Movie Trailer: 'Ice,' Starring Stephen Moyer And Sam Neill

I didn't know anything about the film Ice before today — it is an adaptation of James Follett's environmental apocalypse thriller. Think The Day After Tomorrow, without all the Roland Emmerich bombast. There's a trailer for Ice after the break, during which you might ask, "well, actually, could we have a little more bombast?"

The cast here is potentially good: Stephen Moyer, Sam Neill, Frances O'Connor, Richard Roxburgh, Claire Forlani, Ben Cross, Simon Callow and Patrick Pergin. (Weird: Frances O'Connor and Sam Neill are also in the Australian film The Hunter, shooting now.)

The icy stuff actually looks fun and like it might have a bit of tension that would help give the film a little excitement. But the rest of it: yowtch. What a bunch of crudely-recycled environmental and post-apocalyptic cliche. Looks like there's some painful stuff in here.

Nick Copus directs — he made the recent BBC version of The Day of the Triffids, and he's also directing A Dead Man in Deptford, with Sam Riley as the playwright and possible spy Christopher Marlowe. Let's hope Ice is just a speedbump between those projects.

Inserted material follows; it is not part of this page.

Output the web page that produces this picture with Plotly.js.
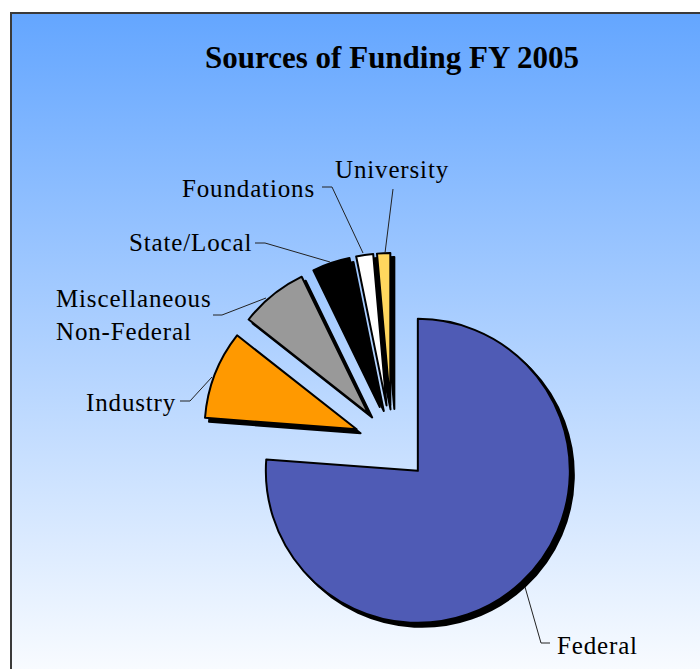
<!DOCTYPE html>
<html><head><meta charset="utf-8">
<script src="https://cdn.plot.ly/plotly-3.0.1.min.js"></script>
<style>
html,body{margin:0;padding:0;width:700px;height:669px;overflow:hidden;background:#fff;}
#bg{position:absolute;left:10px;top:12px;width:690px;height:657px;border-top:2px solid #3a3a3a;border-left:2px solid #3a3a3a;box-sizing:border-box;background:linear-gradient(to bottom,#64a6ff 0%,#f8fbff 100%);}
#chart{position:absolute;left:0;top:0;width:700px;height:669px;}
</style></head><body>
<div id="bg"></div><div id="chart"></div>
<script>
// ---- data ----
const categories = ["Federal", "Industry", "Miscellaneous Non-Federal", "State/Local", "Foundations", "University"];
const shares = [76.2, 9.4, 7.2, 4.0, 1.8, 1.4];
const sliceColors = ["#4f5bb5", "#ff9900", "#999999", "#000000", "#ffffff", "#ffd75e"];
const labelLines = [["Federal"], ["Industry"], ["Miscellaneous", "Non-Federal"], ["State/Local"], ["Foundations"], ["University"]];

// ---- layout helpers (pixel -> paper) ----
const W = 700, H = 669;
const px = x => x / W;
const py = y => 1 - y / H;
const PULL = 0.25, R = 152;
function domainFor(cx, cy) {
  const half = R * (1 + PULL);
  return { x: [px(cx - half), px(cx + half)], y: [py(cy + half), py(cy - half)] };
}

const shadow = {
  type: "pie", values: shares, labels: categories, sort: false,
  direction: "clockwise", rotation: 0, pull: shares.map(() => PULL),
  marker: { colors: shares.map(() => "#000000"), line: { color: "#000000", width: 2 } },
  textinfo: "none", hoverinfo: "skip", showlegend: false,
  domain: domainFor(396, 447)
};
const main = {
  type: "pie", values: shares, labels: categories, sort: false,
  direction: "clockwise", rotation: 0, pull: shares.map(() => PULL),
  marker: { colors: sliceColors, line: { color: "#000000", width: 2 } },
  textinfo: "none", hoverinfo: "label+percent", showlegend: false,
  domain: domainFor(392, 443)
};

const lblFont = { family: "Liberation Serif, Times New Roman, serif", size: 25, color: "#000" };
const labelPos = [
  { x: 555, y: 645, xa: "left" },
  { x: 178, y: 402, xa: "right" },
  { x: 54,  y: 315, xa: "left" },
  { x: 254, y: 243, xa: "right" },
  { x: 317, y: 189, xa: "right" },
  { x: 392, y: 169, xa: "center" }
];
const spaced = s => '<span style="letter-spacing:0.85px">' + s + '</span>';
const annotations = labelLines.map((lines, i) => ({
  text: lines.map(spaced).join("<br>"), xref: "paper", yref: "paper",
  x: px(labelPos[i].x), y: py(labelPos[i].y),
  xanchor: labelPos[i].xa, yanchor: "middle", align: "left", showarrow: false, font: lblFont
}));

const leaders = [
  [[550,643],[541,643],[525,587]],
  [[180,401],[190,401],[212,377]],
  [[213,315],[222,315],[266,298]],
  [[255,243],[265,243],[330,262]],
  [[322,187],[332,187],[363,253]],
  [[393,189],[385,253]]
];
const shapes = leaders.map(pts => ({
  type: "path", xref: "paper", yref: "paper",
  path: pts.map((p, i) => (i ? "L" : "M") + px(p[0]) + "," + py(p[1])).join(" "),
  line: { color: "#222", width: 1 }
}));

const layout = {
  width: W, height: H, margin: { l: 0, r: 0, t: 0, b: 0 },
  paper_bgcolor: "rgba(0,0,0,0)", plot_bgcolor: "rgba(0,0,0,0)",
  title: { text: "<b>Sources of Funding FY 2005</b>", x: px(392), xanchor: "center",
           y: py(57), yanchor: "middle", yref: "container",
           font: { family: "Liberation Serif, Times New Roman, serif", size: 31, color: "#000" } },
  annotations: annotations, shapes: shapes, showlegend: false
};
Plotly.newPlot("chart", [shadow, main], layout, { displayModeBar: false, staticPlot: true });
</script></body></html>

Here's an extensive synopsis from The Quiet Earth:

ICE sees the destructive effects of climate change cause unimaginable devastation and panic worldwide as the human race finds itself contemplating the dawn of a new ice age.

It is 2020. Findings by environmental scientist Professor Thom Archer suggest that Halo, the corporate energy company drilling on the Greenland Glacier are causing it to melt. Archer's warnings are ignored, so he heads to the Arctic to find indisputable evidence. Upon arrival, he realises humankind is under immediate threat, and races home to save hisfamily.

The glacier collapses, with devastating consequences. Astonishing weather patterns emerge and plunge the world's temperatures into steep decline. ICE confronts a wholly terrifying and plausible natural disaster of epic proportions. This uncompromising production sees a planet on the brink of annihilation, unleashing an apocalypse with an intensity and magnitude audiences will never forget.